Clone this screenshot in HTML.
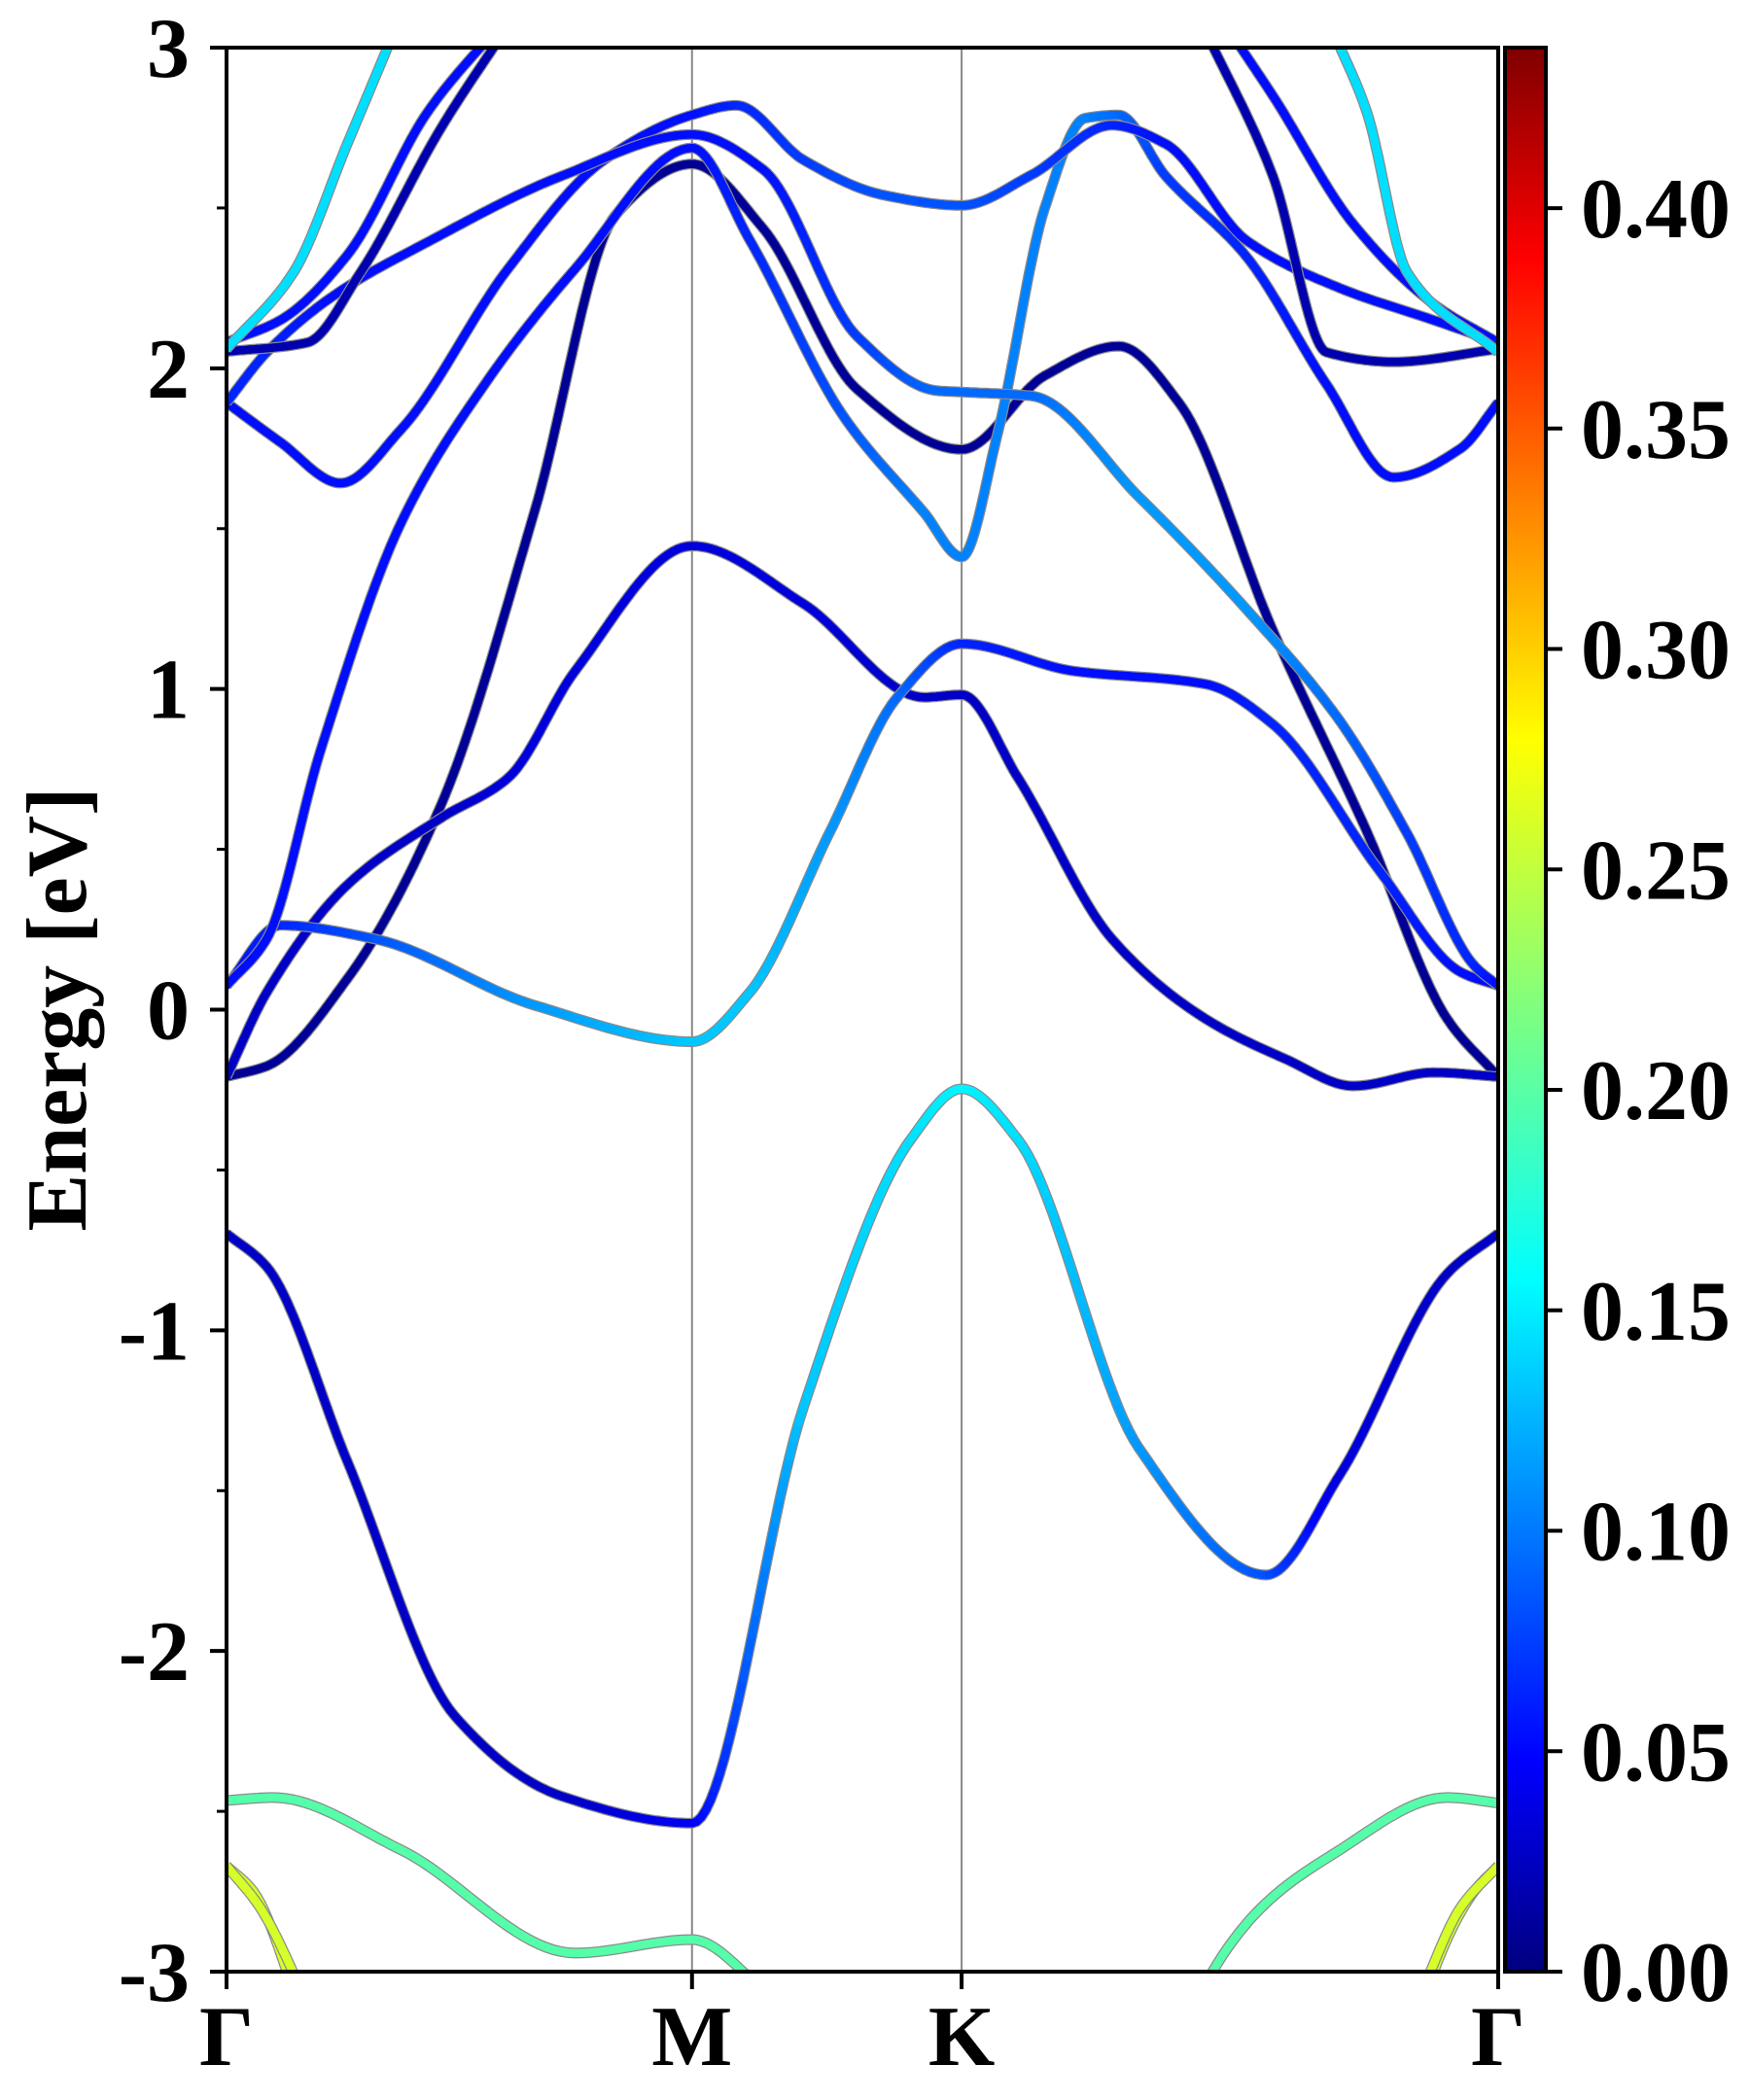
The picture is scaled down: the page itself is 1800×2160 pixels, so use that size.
<!DOCTYPE html>
<html><head><meta charset="utf-8"><style>
html,body{margin:0;padding:0;background:#fff}
svg{display:block}
text{font-family:"Liberation Serif","Times New Roman",serif;font-weight:bold;fill:#000}
</style></head><body>
<svg id="chart" width="1800" height="2160" viewBox="0 0 1800 2160" xmlns="http://www.w3.org/2000/svg">
<defs><clipPath id="clip"><rect x="233" y="49" width="1308" height="1979"/></clipPath>
<linearGradient id="jet" x1="0" y1="1" x2="0" y2="0">
<stop offset="0" stop-color="#00007f"/><stop offset="0.11" stop-color="#0000ff"/><stop offset="0.36" stop-color="#00ffff"/><stop offset="0.5" stop-color="#7fff7f"/><stop offset="0.64" stop-color="#ffff00"/><stop offset="0.89" stop-color="#ff0000"/><stop offset="1" stop-color="#7f0000"/></linearGradient></defs>
<g id="vlines"></g>
<g id="bands" clip-path="url(#clip)"></g>
<g id="axes"></g>
</svg>
<script>
// path coordinate (0..948 along Γ-M-K-Γ), energies (eV), weights
const kTicks=[0,347,548,948];
const kLabels=["Γ","M","K","Γ"];
const eTicks=[-3,-2,-1,0,1,2,3];
const cbTicks=[0,0.05,0.10,0.15,0.20,0.25,0.30,0.35,0.40];
const vmax=0.4364;
const bandK=[
 [0,35,130,260,347,390,420],
 [720,735,830,910,948],
 [0,20,45,55],[0,25,60,70],[890,900,930,948],[875,887,920,948],
 [0,30,90,170,250,347,430,510,548,590,680,775,830,910,948],
 [0,30,90,160,230,290,347,400,470,548,610,665,710,780,850,910,948],
 [0,30,90,160,210,260,347,430,520,548,590,660,730,790,840,900,948],
 [0,40,110,230,347,390,450,500,548,630,730,780,860,920,948],
 [0,30,70,130,190,260,347,390,460,520,548,575,610,640,665,700,760,820,870,920,948],
 [0,40,85,130,210,280,347,380,430,490,548,600,660,700,760,830,900,948],
 [0,30,80,150,250,347,400,470,530,548,600,680,760,830,880,930,948],
 [0,40,90,150,210],[0,60,100,160,215],[0,50,90,130],
 [740,780,840,900,948],[730,780,820,870,948],[825,850,880,948]
];
const bandE=[
 [-2.466,-2.457,-2.62,-2.942,-2.9,-3.02,-3.2],
 [-3.2,-3.0,-2.62,-2.457,-2.474],
 [-2.67,-2.75,-3.0,-3.15],[-2.67,-2.8,-3.1,-3.2],[-3.15,-3.0,-2.75,-2.67],[-3.2,-3.1,-2.8,-2.67],
 [-0.698,-0.802,-1.408,-2.202,-2.453,-2.537,-1.241,-0.405,-0.247,-0.405,-1.366,-1.763,-1.45,-0.823,-0.698],
 [-0.209,-0.176,0.096,0.639,1.559,2.478,2.637,2.436,1.935,1.747,1.977,2.069,1.893,1.183,0.556,-0.029,-0.209],
 [-0.209,0.054,0.389,0.598,0.723,1.057,1.446,1.266,0.974,0.982,0.723,0.221,-0.029,-0.155,-0.238,-0.196,-0.209],
 [0.075,0.263,0.221,0.013,-0.1,0.054,0.556,0.974,1.141,1.057,1.015,0.89,0.43,0.117,0.075],
 [0.075,0.221,0.807,1.517,1.935,2.311,2.687,2.4,1.85,1.55,1.412,1.8,2.5,2.78,2.79,2.6,2.35,1.95,1.66,1.75,1.893],
 [1.893,1.77,1.642,1.809,2.311,2.645,2.79,2.82,2.65,2.54,2.508,2.603,2.758,2.7,2.4,2.25,2.15,2.08],
 [1.893,2.05,2.227,2.394,2.6,2.729,2.62,2.1,1.93,1.926,1.914,1.6,1.25,0.9,0.55,0.138,0.075],
 [2.081,2.15,2.353,2.8,3.1],[2.052,2.08,2.3,2.75,3.1],[2.06,2.3,2.7,3.1],
 [3.1,2.85,2.45,2.2,2.08],[3.05,2.6,2.05,2.02,2.06],[3.05,2.8,2.3,2.05]
];
const bandW=[
 [0.2,0.2,0.2,0.2,0.2,0.2,0.2],[0.2,0.2,0.2,0.2,0.2],
 [0.255,0.255,0.255,0.255],[0.255,0.255,0.255,0.255],[0.25,0.25,0.25,0.25],[0.255,0.255,0.255,0.255],
 [0.03,0.03,0.03,0.03,0.03,0.05,0.14,0.15,0.16,0.15,0.12,0.09,0.04,0.03,0.03],
 [0.01,0.01,0.01,0.01,0.01,0.01,0.01,0.01,0.01,0.01,0.01,0.01,0.01,0.01,0.01,0.01,0.01],
 [0.03,0.03,0.03,0.03,0.04,0.04,0.04,0.04,0.03,0.03,0.03,0.03,0.03,0.03,0.03,0.03,0.03],
 [0.06,0.07,0.09,0.12,0.14,0.14,0.12,0.1,0.07,0.06,0.06,0.07,0.07,0.06,0.06],
 [0.06,0.06,0.06,0.06,0.06,0.06,0.06,0.07,0.09,0.11,0.11,0.11,0.11,0.11,0.1,0.08,0.07,0.06,0.06,0.06,0.06],
 [0.06,0.06,0.06,0.06,0.06,0.06,0.06,0.07,0.08,0.09,0.09,0.08,0.07,0.06,0.06,0.06,0.06,0.06],
 [0.07,0.07,0.06,0.06,0.06,0.06,0.06,0.08,0.1,0.1,0.1,0.12,0.12,0.1,0.08,0.07,0.06],
 [0.06,0.06,0.06,0.06,0.06],[0.02,0.02,0.02,0.02,0.02],[0.15,0.15,0.15,0.15],
 [0.06,0.06,0.06,0.06,0.06],[0.02,0.02,0.02,0.02,0.02],[0.15,0.15,0.15,0.15]
];
const X0=233,X1=1541,Y0=49,Y1=2028;
function xs(k){return X0+k/948*(X1-X0);}
function ys(e){return Y1-(e+3)/6*(Y1-Y0);}
function jet(v){let t=Math.max(0,Math.min(1,v/vmax));
 function c(x){return Math.max(0,Math.min(1,1.5-Math.abs(x)));}
 const r=c(4*t-3),g=c(4*t-2),b=c(4*t-1);
 return `rgb(${Math.round(r*255)},${Math.round(g*255)},${Math.round(b*255)})`;}
// monotone cubic (Fritsch-Carlson) slopes
function slopes(x,y){const n=x.length,d=[],m=new Array(n).fill(0);
 for(let i=0;i<n-1;i++)d.push((y[i+1]-y[i])/(x[i+1]-x[i]));
 m[0]=d[0];m[n-1]=d[n-2];
 for(let i=1;i<n-1;i++){if(d[i-1]*d[i]<=0)m[i]=0;else{const w1=2*(x[i+1]-x[i])+(x[i]-x[i-1]),w2=(x[i+1]-x[i])+2*(x[i]-x[i-1]);m[i]=(w1+w2)/(w1/d[i-1]+w2/d[i]);}}
 return m;}
const NS="http://www.w3.org/2000/svg";
const bandsG=document.getElementById('bands');
function mk(tag,attrs,parent){const e=document.createElementNS(NS,tag);for(const a in attrs)e.setAttribute(a,attrs[a]);parent.appendChild(e);return e;}
bandK.forEach((ks,bi)=>{
 const es=bandE[bi],ws=bandW[bi];
 const m=slopes(ks,es);
 const pts=[];
 for(let i=0;i<ks.length-1;i++){
  const h=ks[i+1]-ks[i];
  for(let s=0;s<24;s++){const t=s/24,t2=t*t,t3=t2*t;
   const e=(2*t3-3*t2+1)*es[i]+(t3-2*t2+t)*h*m[i]+(-2*t3+3*t2)*es[i+1]+(t3-t2)*h*m[i+1];
   pts.push([xs(ks[i]+h*t),ys(e),ws[i]+(ws[i+1]-ws[i])*t]);}
 }
 const L=ks.length-1;pts.push([xs(ks[L]),ys(es[L]),ws[L]]);
 const g=mk('g',{},bandsG);
 
 
 mk('polyline',{points:pts.map(p=>p[0].toFixed(1)+','+p[1].toFixed(1)).join(' '),fill:'none',stroke:'#8a8a8a','stroke-width':11,'stroke-linejoin':'round'},g);
 for(let i=0;i<pts.length-1;i++){
  mk('line',{x1:pts[i][0].toFixed(1),y1:pts[i][1].toFixed(1),x2:pts[i+1][0].toFixed(1),y2:pts[i+1][1].toFixed(1),stroke:jet((pts[i][2]+pts[i+1][2])/2),'stroke-width':8.5,'stroke-linecap':'round'},g);
 }
});
const ax=document.getElementById('axes');
const vl=document.getElementById('vlines');
[1,2].forEach(i=>{const l=mk('line',{x1:xs(kTicks[i]),x2:xs(kTicks[i]),y1:Y0,y2:Y1,stroke:'#888','stroke-width':2},vl);
 
 });
const frame=mk('rect',{x:X0,y:Y0,width:X1-X0,height:Y1-Y0,fill:'none',stroke:'#000','stroke-width':4},ax);


const FF='"Liberation Serif","Times New Roman",serif';
eTicks.forEach(e=>{const y=ys(e);
 mk('line',{x1:X0-17,x2:X0,y1:y,y2:y,stroke:'#000','stroke-width':4},ax);
 const t=mk('text',{x:X0-38,y:y+30,'font-size':88,'text-anchor':'end','font-family':FF,'font-weight':'bold'},ax);t.textContent=e;
 
 });
for(let e=-2.5;e<3;e+=1){const y=ys(e);mk('line',{x1:X0-10,x2:X0,y1:y,y2:y,stroke:'#000','stroke-width':3},ax);}
kTicks.forEach((k,i)=>{const x=xs(k);
 mk('line',{x1:x,x2:x,y1:Y1,y2:Y1+18,stroke:'#000','stroke-width':4},ax);
 const t=mk('text',{x:x,y:2124,'font-size':88,'text-anchor':'middle','font-family':FF,'font-weight':'bold'},ax);t.textContent=kLabels[i];
 
 });
const yt=mk('text',{x:0,y:0,'font-size':88,'text-anchor':'middle','font-family':FF,'font-weight':'bold',transform:'translate(88,1038) rotate(-90)'},ax);
yt.textContent='Energy [eV]';


const cb=mk('rect',{x:1548,y:Y0,width:42,height:Y1-Y0,fill:'url(#jet)',stroke:'#000','stroke-width':4},ax);


cbTicks.forEach(v=>{const y=Y1-v/vmax*(Y1-Y0);
 mk('line',{x1:1590,x2:1607,y1:y,y2:y,stroke:'#000','stroke-width':4},ax);
 const t=mk('text',{x:1626,y:y+30,'font-size':88,'font-family':FF,'font-weight':'bold'},ax);t.textContent=v.toFixed(2);
 
 });
</script>
</body></html>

########

How many lines in the data contain the string "size"? Respond with the number only.

5